The Church teaches that we are the new Jerusalem; a shiny city on a hill. We are God's chosen people. With this favored status we have the promise of salvation, if we are true to the Covenant. We are the holy ones, the saved, the redeemed, the ones who will see God face to face in the heavenly banquet.
"Through his cross and resurrection he freed us from sin and death and called us to the glory that has made us a chosen race, a royal priesthood, a holy nation, a people set apart." (Preface for Sundays in Ordinary Time 1)
Gennesaret, though, seems to be a more apt description of who we are as a Church today. Gennesaret was on the other side of the lake, near pagan territory. It was seen as the place where demon possession was an epidemic. It was unholy, wounded, filled with anguish and sorrow, it was a place where many sick people suffered in terrible pain. It was a place where the saved lived side by side with the damned. It was a place Jesus paid special attention to because they needed him to be present to them.
All he needed to do was pass by them, and if they just touched the tassle of his cloak as it whisked by them, they were healed. But the sick, the possessed, those who suffered in sorrow and pain needed one thing: the help of those who knew Jesus would cure them. They needed the community who believed in him to help them in their powerlessness to be in his presence. This, to me, is the better model and understanding of what the Church is supposed to be.

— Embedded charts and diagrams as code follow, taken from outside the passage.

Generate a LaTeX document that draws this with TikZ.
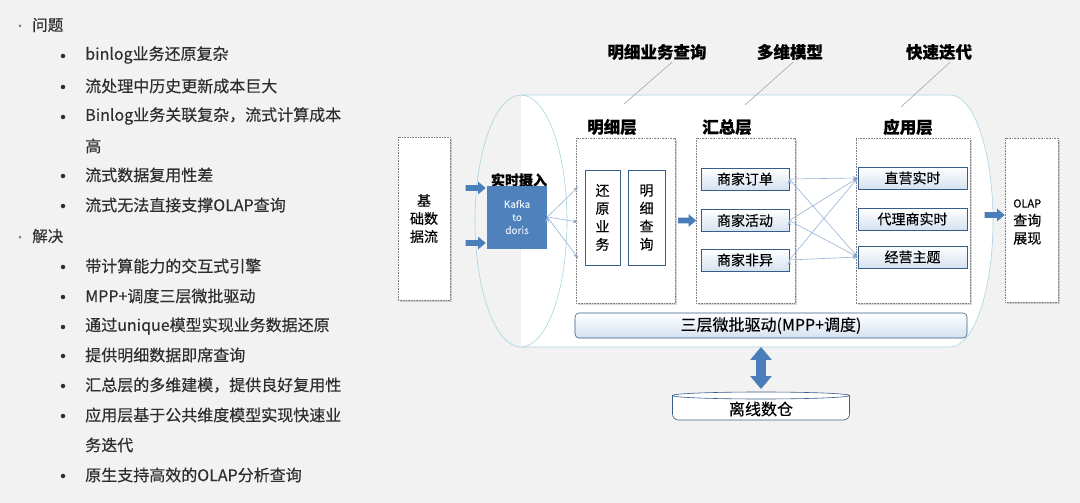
\documentclass[tikz,border=0pt]{standalone}
\usepackage{fontspec}
\setmainfont{Noto Sans CJK SC}[FakeBold=0.3]
\usetikzlibrary{arrows.meta, shadows, shapes.arrows, calc}
\definecolor{bgc}{HTML}{F2F2F2}
\definecolor{kb}{HTML}{4F81BD}
\definecolor{ab}{HTML}{4A7EBB}
\definecolor{bb}{HTML}{385D8A}
\definecolor{lb}{HTML}{D5E1F0}
\definecolor{cy}{HTML}{A8D4E2}
\definecolor{fl}{HTML}{95B3D7}
\definecolor{tx}{HTML}{2E2E2E}

\begin{document}
\begin{tikzpicture}[
            x = 1pt, y = 1pt, % pixel grid, y is negative going down
            flow/.style = {-{Stealth[length=5pt, width=4pt]}, draw = fl, line width = 0.6pt},
            semithick % line style
        ]

        \tikzstyle{item}=[anchor = west, inner sep = 0pt, text = tx, font = \fontsize{16}{19}\selectfont]
        \tikzstyle{head}=[anchor = west, inner sep = 0pt, text = tx, font = \fontsize{15.5}{19}\selectfont]
        \tikzstyle{dot}=[circle, fill = tx, inner sep = 0pt, minimum size = 4.5pt]
        \tikzstyle{sdot}=[circle, fill = gray, inner sep = 0pt, minimum size = 3pt]
        \tikzstyle{fat}=[
            single arrow,
            fill = ab,
            inner sep = 2.5pt,
            single arrow head extend = 3.5pt,
            single arrow tip angle = 80,
            minimum height = 20pt
        ]
        \tikzstyle{layer}=[
            draw = gray,
            densely dotted,
            fill = white,
            inner sep = 0pt,
            drop shadow = {opacity = 0.3, shadow xshift = 2pt, shadow yshift = -2pt}
        ]
        \tikzstyle{cell}=[
            draw = bb,
            solid,
            top color = white,
            bottom color = lb,
            inner sep = 0pt,
            font = \fontsize{14}{18}\selectfont
        ]
        \tikzstyle{title}=[inner sep = 0pt, font = \fontsize{16.5}{19}\selectfont\bfseries]

        % background and page size
        \fill[bgc] (0, 0) rectangle (1080, -503);
        \useasboundingbox (0, 0) rectangle (1080, -503);

        % ---- left text list ----
        \node[sdot] (h1dot) [at={(20, -26)}] {};
        \node[head] (h1) [at={(32, -25)}] {问题};
        \node[sdot] (h2dot) [at={(20, -237)}] {};
        \node[head] (h2) [at={(32, -236)}] {解决};
        \foreach \y/\n in {55/1, 86/2, 116/3, 175/4, 205/5, 266/6, 296/7, 326/8, 355/9, 385/10, 415/11, 475/12}
            \node[dot] (d\n) [at={(63, -\y-1)}] {};
        \node[item] (t1) [at={(85, -55)}] {binlog业务还原复杂};
        \node[item] (t2) [at={(85, -86)}] {流处理中历史更新成本巨大};
        \node[item] (t3) [at={(85, -116)}] {Binlog业务关联复杂，流式计算成本};
        \node[item] (t3b) [at={(85, -146)}] {高};
        \node[item] (t4) [at={(85, -175)}] {流式数据复用性差};
        \node[item] (t5) [at={(85, -205)}] {流式无法直接支撑OLAP查询};
        \node[item] (t6) [at={(85, -266)}] {带计算能力的交互式引擎};
        \node[item] (t7) [at={(85, -296)}] {MPP+调度三层微批驱动};
        \node[item] (t8) [at={(85, -326)}] {通过unique模型实现业务数据还原};
        \node[item] (t9) [at={(85, -355)}] {提供明细数据即席查询};
        \node[item] (t10) [at={(85, -385)}] {汇总层的多维建模，提供良好复用性};
        \node[item] (t11) [at={(85, -415)}] {应用层基于公共维度模型实现快速业};
        \node[item] (t11b) [at={(85, -445)}] {务迭代};
        \node[item] (t12) [at={(85, -475)}] {原生支持高效的OLAP分析查询};

        % ---- big horizontal cylinder ----
        \draw[cy, fill = white] (521, -95) -- (950, -95)
            arc[start angle = 90, end angle = -90, x radius = 43pt, y radius = 126pt]
            -- (521, -347);
        \draw[cy] (521, -221) ellipse [x radius = 46pt, y radius = 126pt];

        % ---- top labels ----
        \node[title] (qdetail) [at={(657, -52)}] {明细业务查询};
        \node[title] (qmulti) [at={(790, -52)}] {多维模型};
        \node[title] (qfast) [at={(939, -52)}] {快速迭代};
        \coordinate (pdetail) at (624, -104);
        \coordinate (pmulti) at (745, -105);
        \coordinate (pfast) at (901, -107);

        % ---- layers ----
        \node[layer, minimum width = 52pt, minimum height = 163pt, align = center,
              font = \fontsize{14}{18}\selectfont] (src) [at={(424, -218.5)}] {基\\础数\\据流};
        \node[inner sep = 0pt, font = \fontsize{14}{16}\selectfont\bfseries] (ingest) [at={(519, -180)}] {实时摄入};
        \node[fill = kb, inner sep = 0pt, minimum width = 60pt, minimum height = 63pt, align = center,
              text = white!85!kb, font = \fontsize{10}{13}\selectfont] (kafka) [at={(517, -217)}] {Kafka\\to\\doris};

        \node[title] (ldetail) [at={(612, -127)}] {明细层};
        \node[layer, minimum width = 99pt, minimum height = 165pt] (detail) [at={(625.5, -220.5)}] {};
        \node[cell, top color = white, bottom color = white, minimum width = 35pt, minimum height = 95pt, align = center]
            (restore) [at={(602.5, -217.5)}] {还\\原\\业\\务};
        \node[cell, top color = white, bottom color = white, minimum width = 37pt, minimum height = 95pt, align = center]
            (dquery) [at={(646.5, -217.5)}] {明\\细\\查\\询};

        \node[title] (lsum) [at={(727, -127)}] {汇总层};
        \node[layer, minimum width = 99pt, minimum height = 165pt] (summary) [at={(745.5, -220.5)}] {};
        \node[cell, minimum width = 88pt, minimum height = 22pt] (order) [at={(745, -179)}] {商家订单};
        \node[cell, minimum width = 88pt, minimum height = 22pt] (activity) [at={(745, -220.5)}] {商家活动};
        \node[cell, minimum width = 88pt, minimum height = 22pt] (nonabn) [at={(745, -260)}] {商家非异};

        \node[title] (lapp) [at={(908, -127)}] {应用层};
        \node[layer, minimum width = 114pt, minimum height = 165pt] (app) [at={(913, -220.5)}] {};
        \node[cell, minimum width = 109pt, minimum height = 22pt] (direct) [at={(912.5, -178)}] {直营实时};
        \node[cell, minimum width = 109pt, minimum height = 22pt] (agent) [at={(912.5, -219)}] {代理商实时};
        \node[cell, minimum width = 109pt, minimum height = 22pt] (topic) [at={(912.5, -257)}] {经营主题};

        \node[layer, minimum width = 53pt, minimum height = 164pt] (olap) [at={(1031.5, -220)}] {};
        \node[anchor = west, inner sep = 0pt, align = left, font = \fontsize{14}{18}\selectfont] (olaptxt)
            [at={(1013, -222)}] {{\fontsize{11}{13}\selectfont OLAP}\\查询\\展现};

        \node[cell, rounded corners = 4pt, minimum width = 392pt, minimum height = 25pt,
              font = \fontsize{16}{19}\selectfont] (driver) [at={(771, -325.5)}] {三层微批驱动(MPP+调度)};

        % offline store, drawn as a flat cylinder
        \node[inner sep = 0pt, minimum width = 177pt, minimum height = 28pt] (offline) [at={(761, -406)}] {};
        \draw[bb, fill = white, rounded corners = 6pt] (672.5, -395.5) -- (672.5, -420)
            -- (849.5, -420) -- (849.5, -395.5);
        \draw[bb, fill = white] (761, -395.5) ellipse [x radius = 88.5pt, y radius = 3.5pt];
        \node[inner sep = 0pt, font = \fontsize{16}{19}\selectfont] (offtxt) [at={(761, -409)}] {离线数仓};

        % ---- block arrows ----
        \node[fat] (a1) [at={(474, -188)}] {};
        \node[fat] (a2) [at={(474, -243)}] {};
        \node[fat, minimum height = 18pt] (a3) at ($(detail.east)!0.5!(summary.west)$) {};
        \node[fat] (a4) [at={(993, -215)}] {};
        \node[double arrow, fill = ab, inner sep = 4.5pt, double arrow head extend = 6pt,
              double arrow tip angle = 80, minimum height = 42pt, rotate = 90]
            (a5) [at={(761, -368)}] {};

        % ---- connectors ----
        \path[draw = gray!70, line width = 0.6pt] (qdetail.south) ++(15, -2) -- (pdetail);
        \path[draw = gray!70, line width = 0.6pt] (qmulti.south) ++(3, -2) -- (pmulti);
        \path[draw = gray!70, line width = 0.6pt] (qfast.south) ++(11, -2) -- (pfast);

        \coordinate (f1) at (578, -187);
        \coordinate (f2) at (578, -222);
        \coordinate (f3) at (578, -258);
        \path[flow] (kafka.east) edge (f1) edge (f2) edge (f3);

        \path[flow] (order.east) edge (direct.west) edge (topic.west);
        \path[flow] (activity.east) edge (direct.west) edge (topic.west);
        \path[flow] (nonabn.east) edge (direct.west) edge (topic.west);
    \end{tikzpicture}
\end{document}
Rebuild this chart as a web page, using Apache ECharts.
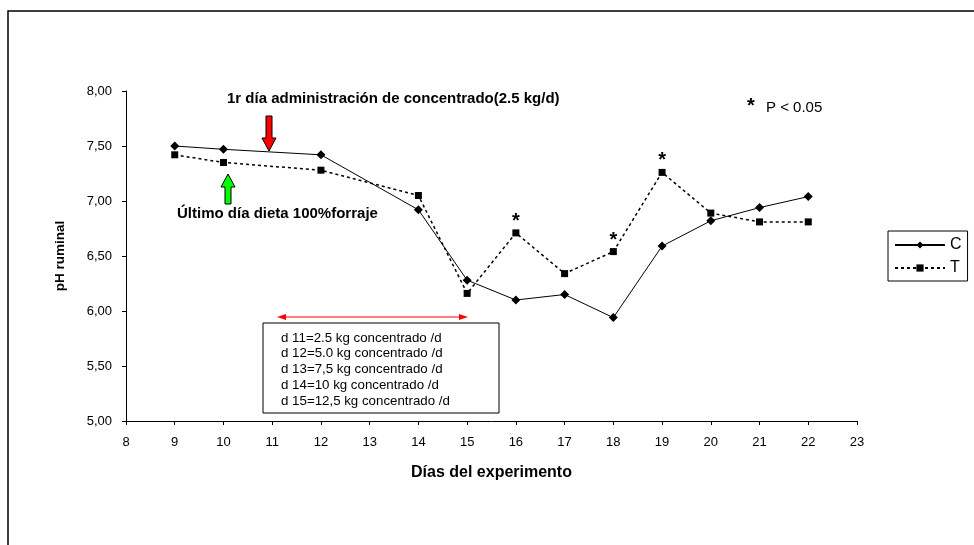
<!DOCTYPE html>
<html>
<head>
<meta charset="utf-8">
<script src="https://cdn.jsdelivr.net/npm/echarts@6/dist/echarts.min.js"></script>
<style>html,body{margin:0;padding:0;background:#fff;}#c{width:974px;height:545px;}</style>
</head>
<body>
<div id="c"></div>
<script>
var days = [9, 10, 12, 14, 15, 16, 17, 18, 19, 20, 21, 22];
var seriesC = [7.50, 7.47, 7.42, 6.92, 6.28, 6.10, 6.15, 5.94, 6.59, 6.82, 6.94, 7.04];
var seriesT = [7.42, 7.35, 7.28, 7.05, 6.16, 6.71, 6.34, 6.54, 7.26, 6.89, 6.81, 6.81];
var sigDays = [16, 18, 19];
var boxLines = [
  'd 11=2.5 kg concentrado /d',
  'd 12=5.0 kg concentrado /d',
  'd 13=7,5 kg concentrado /d',
  'd 14=10 kg concentrado /d',
  'd 15=12,5 kg concentrado /d'
];
var FONT = '"Liberation Sans", Arial, sans-serif';

var chart = echarts.init(document.getElementById('c'), null, {renderer: 'canvas'});

function pairs(vals, sig) {
  return days.map(function (d, i) {
    var item = {value: [d, vals[i]]};
    if (sig && sigDays.indexOf(d) >= 0) {
      item.label = {show: true, formatter: '*', position: 'top', distance: -2,
        fontSize: 20, fontWeight: 'bold', color: '#000', fontFamily: FONT};
    }
    return item;
  });
}

var option = {
  backgroundColor: '#fff',
  animation: false,
  textStyle: {fontFamily: FONT, color: '#000'},
  grid: {left: 126, right: 117, top: 91, bottom: 124},
  legend: {
    orient: 'vertical', left: 888, top: 231,
    borderColor: '#000', borderWidth: 1, padding: [6, 6, 5, 6],
    itemWidth: 50, itemHeight: 9, itemGap: 7,
    textStyle: {fontSize: 16, color: '#000', fontFamily: FONT},
    data: ['C', 'T']
  },
  xAxis: {
    type: 'value', min: 8, max: 23, interval: 1,
    name: 'Días del experimento', nameLocation: 'middle', nameGap: 44,
    nameTextStyle: {fontSize: 16, fontWeight: 'bold', color: '#000', fontFamily: FONT},
    axisLine: {lineStyle: {color: '#000', width: 1}},
    axisTick: {show: true, inside: false, length: 4, lineStyle: {color: '#000'}},
    axisLabel: {fontSize: 13, color: '#000', margin: 15, fontFamily: FONT},
    splitLine: {show: false}
  },
  yAxis: {
    type: 'value', min: 5, max: 8, interval: 0.5,
    name: 'pH ruminal', nameLocation: 'middle', nameGap: 59,
    nameTextStyle: {fontSize: 13.5, fontWeight: 'bold', color: '#000', fontFamily: FONT},
    axisLine: {show: true, lineStyle: {color: '#000', width: 1}},
    axisTick: {show: true, inside: false, length: 4, lineStyle: {color: '#000'}},
    axisLabel: {fontSize: 13, color: '#000', margin: 14, fontFamily: FONT,
      formatter: function (v) { return v.toFixed(2).replace('.', ','); }},
    splitLine: {show: false}
  },
  series: [
    {
      name: 'C', type: 'line', data: pairs(seriesC, false),
      symbol: 'diamond', symbolSize: 9, showAllSymbol: true,
      itemStyle: {color: '#000'},
      lineStyle: {color: '#000', width: 1, type: 'solid'}
    },
    {
      name: 'T', type: 'line', data: pairs(seriesT, true),
      symbol: 'rect', symbolSize: 7, showAllSymbol: true,
      itemStyle: {color: '#000'},
      lineStyle: {color: '#000', width: 1.5, type: [3, 3]}
    }
  ]
};
chart.setOption(option);

// annotations
var g = [];
// outer frame
g.push({type: 'rect', shape: {x: 8, y: 11, width: 1000, height: 600},
  style: {fill: null, stroke: '#000', lineWidth: 1.5}, z: 1});
// top annotation
g.push({type: 'text', x: 227, y: 99, style: {text: '1r día administración de concentrado(2.5 kg/d)',
  font: 'bold 15px ' + FONT, fill: '#000', verticalAlign: 'middle'}, z: 10});
g.push({type: 'text', x: 177, y: 214, style: {text: 'Último día dieta 100%forraje',
  font: 'bold 15px ' + FONT, fill: '#000', verticalAlign: 'middle'}, z: 10});
// red arrow (down)
var rx = 269;
g.push({type: 'polygon', shape: {points: [
  [rx - 3, 116], [rx + 3, 116], [rx + 3, 138], [rx + 7, 138], [rx, 151], [rx - 7, 138], [rx - 3, 138]
]}, style: {fill: '#ff0000', stroke: '#000', lineWidth: 1}, z: 10});
// green arrow (up)
var gx = 228;
g.push({type: 'polygon', shape: {points: [
  [gx, 174], [gx + 7, 187], [gx + 3, 187], [gx + 3, 204], [gx - 3, 204], [gx - 3, 187], [gx - 7, 187]
]}, style: {fill: '#00ff00', stroke: '#000', lineWidth: 1}, z: 10});
// P < 0.05
g.push({type: 'text', x: 747, y: 96, style: {text: '*', font: 'bold 20px ' + FONT, fill: '#000'}, z: 10});
g.push({type: 'text', x: 766, y: 108, style: {text: 'P < 0.05', font: '15px ' + FONT, fill: '#000',
  verticalAlign: 'middle'}, z: 10});
// red double arrow
var ay = 317, ax1 = 277, ax2 = 468;
g.push({type: 'line', shape: {x1: ax1 + 6, y1: ay, x2: ax2 - 6, y2: ay},
  style: {stroke: '#ff0000', lineWidth: 1.2}, z: 10});
g.push({type: 'polygon', shape: {points: [[ax1, ay], [ax1 + 9, ay - 3], [ax1 + 9, ay + 3]]},
  style: {fill: '#ff0000'}, z: 10});
g.push({type: 'polygon', shape: {points: [[ax2, ay], [ax2 - 9, ay - 3], [ax2 - 9, ay + 3]]},
  style: {fill: '#ff0000'}, z: 10});
// box
g.push({type: 'rect', shape: {x: 263, y: 323, width: 236, height: 90},
  style: {fill: '#fff', stroke: '#000', lineWidth: 1}, z: 9});
boxLines.forEach(function (t, i) {
  g.push({type: 'text', x: 281, y: 338 + i * 15.8, style: {text: t, font: '13.3px ' + FONT,
    fill: '#000', verticalAlign: 'middle'}, z: 11});
});
chart.setOption({graphic: g});
</script>
</body>
</html>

Rather than seeing ourselves as the saved, the ones who've made it and are, therefore, already graced and already in the golden city of Jerusalem, we should see ourselves as the ones who are to bring the suffering, the lost, the poor, and all the others we know of who are sick in Gennesaret to the one whose presence will bring them healing and peace. Are we willing to make such an invitation to those who need to touch him?